Incremental Extraction of Keyterms for Classifying Multilingual Documents in the Web

  • Authors:
  • Lee-Feng Chien;Chien-Kang Huang;Hsin-Chen Chiao;Shih-Jui Lin

  • Affiliations:
  • -;-;-;-

  • Venue:
  • PAKDD '02 Proceedings of the 6th Pacific-Asia Conference on Advances in Knowledge Discovery and Data Mining
  • Year:
  • 2002

Quantified Score

Hi-index 0.00

Visualization

Abstract

With the rapid growth of the Web, there is a need of high-performance techniques for document collection and classification. The goal of our research is to develop a platform to discover English, traditional and simplified Chinese documents from the Web in the Greater China area and classify them into a large number of subject classes.

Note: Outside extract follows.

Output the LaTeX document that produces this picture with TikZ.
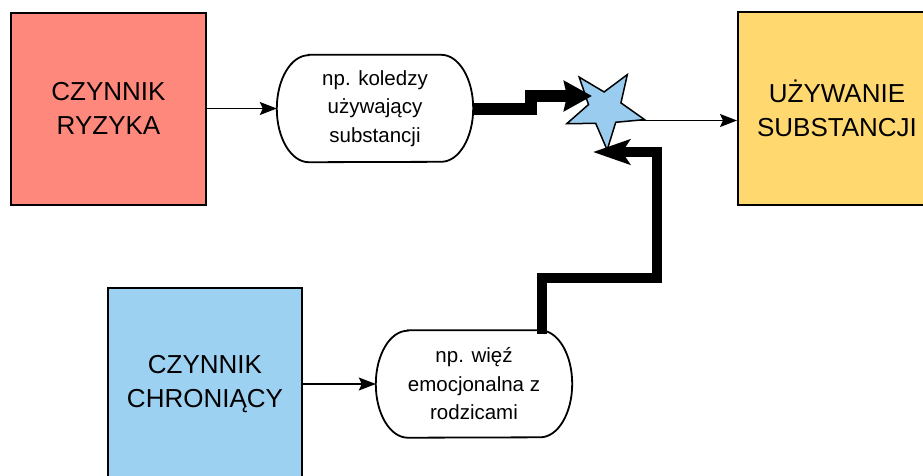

Three major challenges are encountered. First, the collection (i.e., the Web) is dynamic: new documents are added in and the features of subject classes change constantly. Second, the documents should be classified in a large-scale taxonomy. Third, the collection contains documents written in different languages. A PAT-tree-based approach is developed to deal with document classification in dynamic collections. It uses PAT tree as a working structure to extract keyterms from documents in each subject class and then update the features of the class accordingly. The feedback will contribute to the classification of the incoming documents immediately. In addition, we make use of a manually-constructed keyterms to serve as the base of document classification in a large-scale taxonomy. Two sets of experiments were done to evaluate the classification performance in a dynamic collection and in a large-scale taxonomy respectively. Both of the experiments yielded encouraging results. We further suggest an approach extended from the PAT-tree-based working structure to deal with classification in multilingual documents.